I feel that I am exceptionally well placed to contribute to such discussions. I not only manage my PhD time badly, but all my other time as well. I can be disorganised and behind schedule in several diverse areas all at once; quite the multi-tasker in fact. So this week I have been struggling with research time, teaching time, time for the Journal, time for cathedral responsibilities, time for housekeeping and time for weaving (doing it, teaching it and writing about it). I have deadlines coming at me from every direction and yet they are strangely uncompelling. Sometimes deadlines do focus me on the task at hand, but if there are more than one or two of them then none of them seems quite big enough to oomph me into action. Not that I am not active. As all good procrastinators know, there is a wealth of purposeful activity to be done which contributes not a jot to forward progress. Like blogging about procrastination, for instance.
Anyway, it’s been a week of faffing about. I feel that I should have more to show than this, but this is where we’re at:
That is the sample warp for the blue-gold saint hanging, beamed but not yet threaded. It has given me the heebie-jeebies on a number of counts. First of all it was quite tricky to wind, since most of the ends consist of three different yarns. Secondly, the multiple-strands-per-end arrangement meant I couldn’t cope with winding both layers at the same time: that would either mean six strands per pass and therefore using the paddle or changing the whole set of yarns at each end of the warping board. The former option would be less stressful to wind than the latter, but then I would have to work out from the six strands which three belonged to which layer. It makes me shudder to think of it. So I wound two separate layers: no problem.

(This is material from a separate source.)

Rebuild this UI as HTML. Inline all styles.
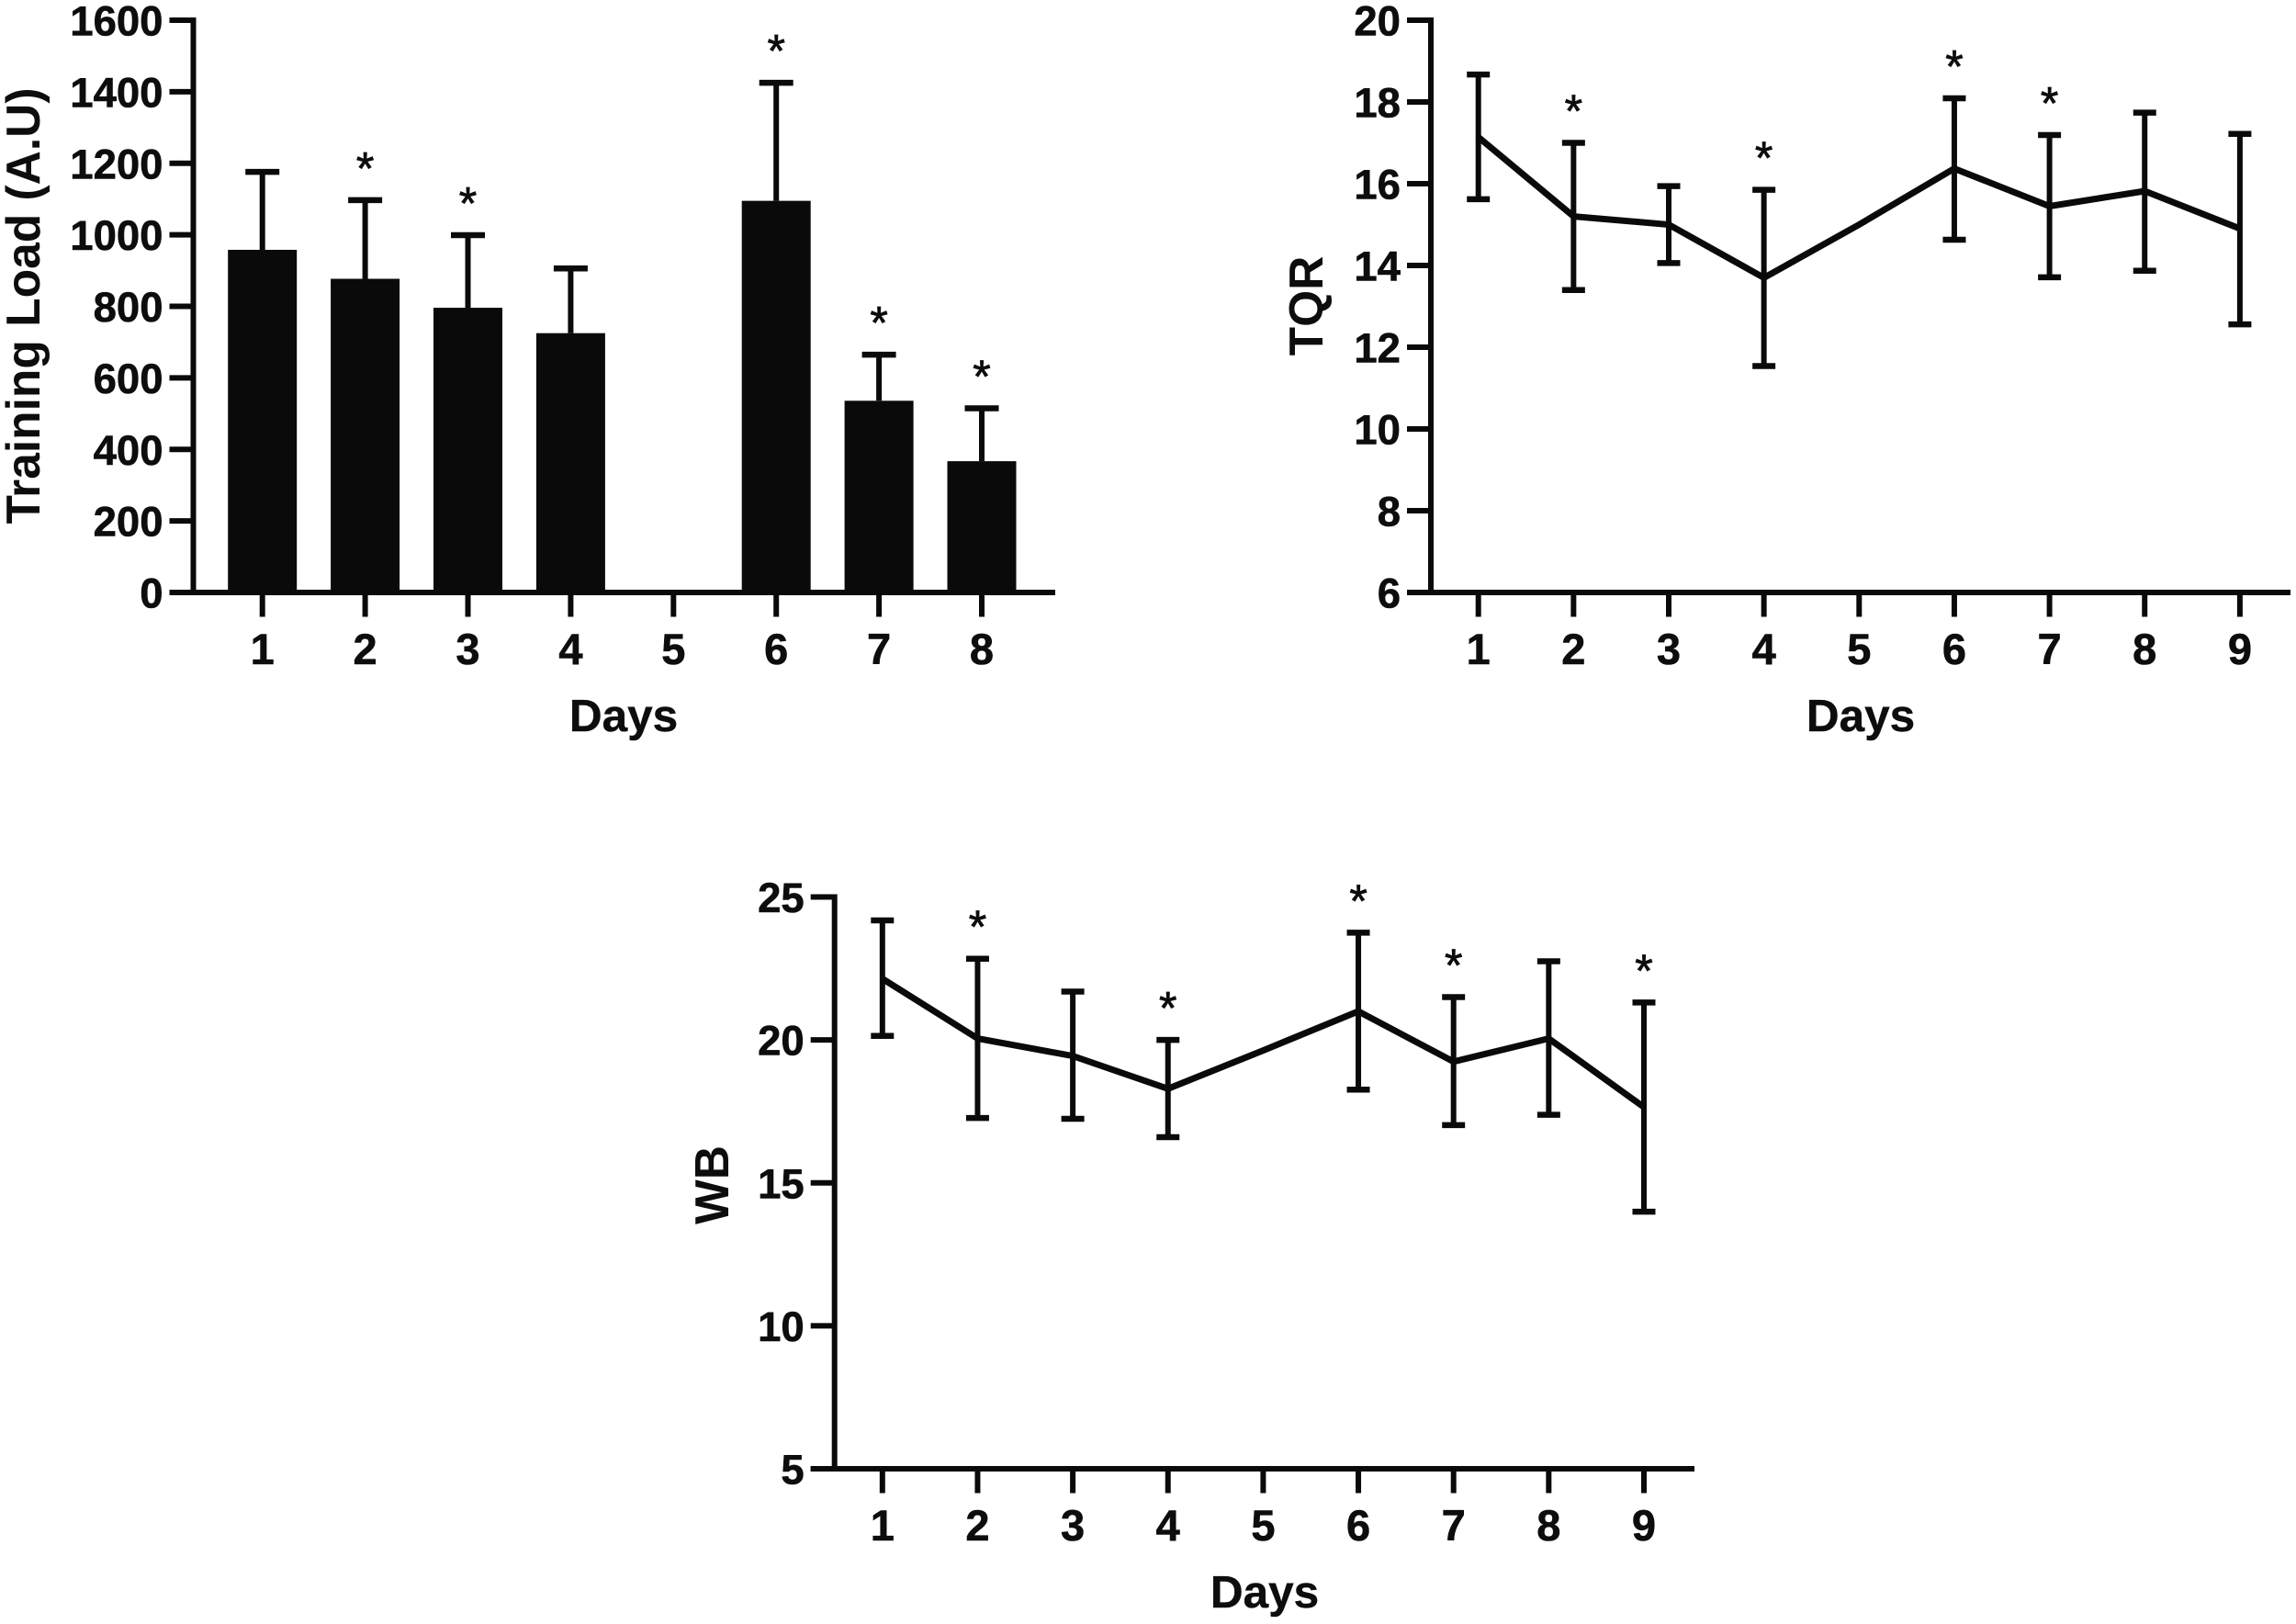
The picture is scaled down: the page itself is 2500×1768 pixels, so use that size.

Except that I then had to put them together as I only have one warp beam on the Megado. I gave each warp its own set of lease sticks and a “dummy” apron rod to hold it steady, then put layer one in the raddle first.
Then I placed layer two into the same raddle dents on top of layer one. The thing that really freaked me out about this process — and contributed heavily to the procrastination — was the need to get the layers both the right way up. My experience with this sort of thing, i.e. complicated colour sequences that have to be handled just so, is that I spend hours planning it to get it exactly right and then manage to get it wrong anyway and have to start again. I really, really wanted to get it right for once!
I could then have kept the two separate apron rods, but I didn’t really want to. My brilliant plan was to slip the two warps loop by loop onto a single apron rod so that they alternated. This was feasible enough in principle since they are narrow warps, but principle doesn’t always work out in practice. In this case, it sort of worked, though it was fiddlier than I had anticipated. I managed to drop a loop of layer one so that I had to fill it in afterwards, but I should perhaps rephrase that to say “I only dropped one loop of layer one”, because it could have been a whole lot worse.
Beaming such a dense fiddly warp wasn’t very pleasant, but I had my trusty assistant to crank the warp beam and the tangles were easy enough to comb out… Now ready for threading, as shown in the first picture.
So are the layers the right way up? I think so… at least, they match my diagram of what I thought I wanted. When I actually sit down to thread it then I might find out for certain.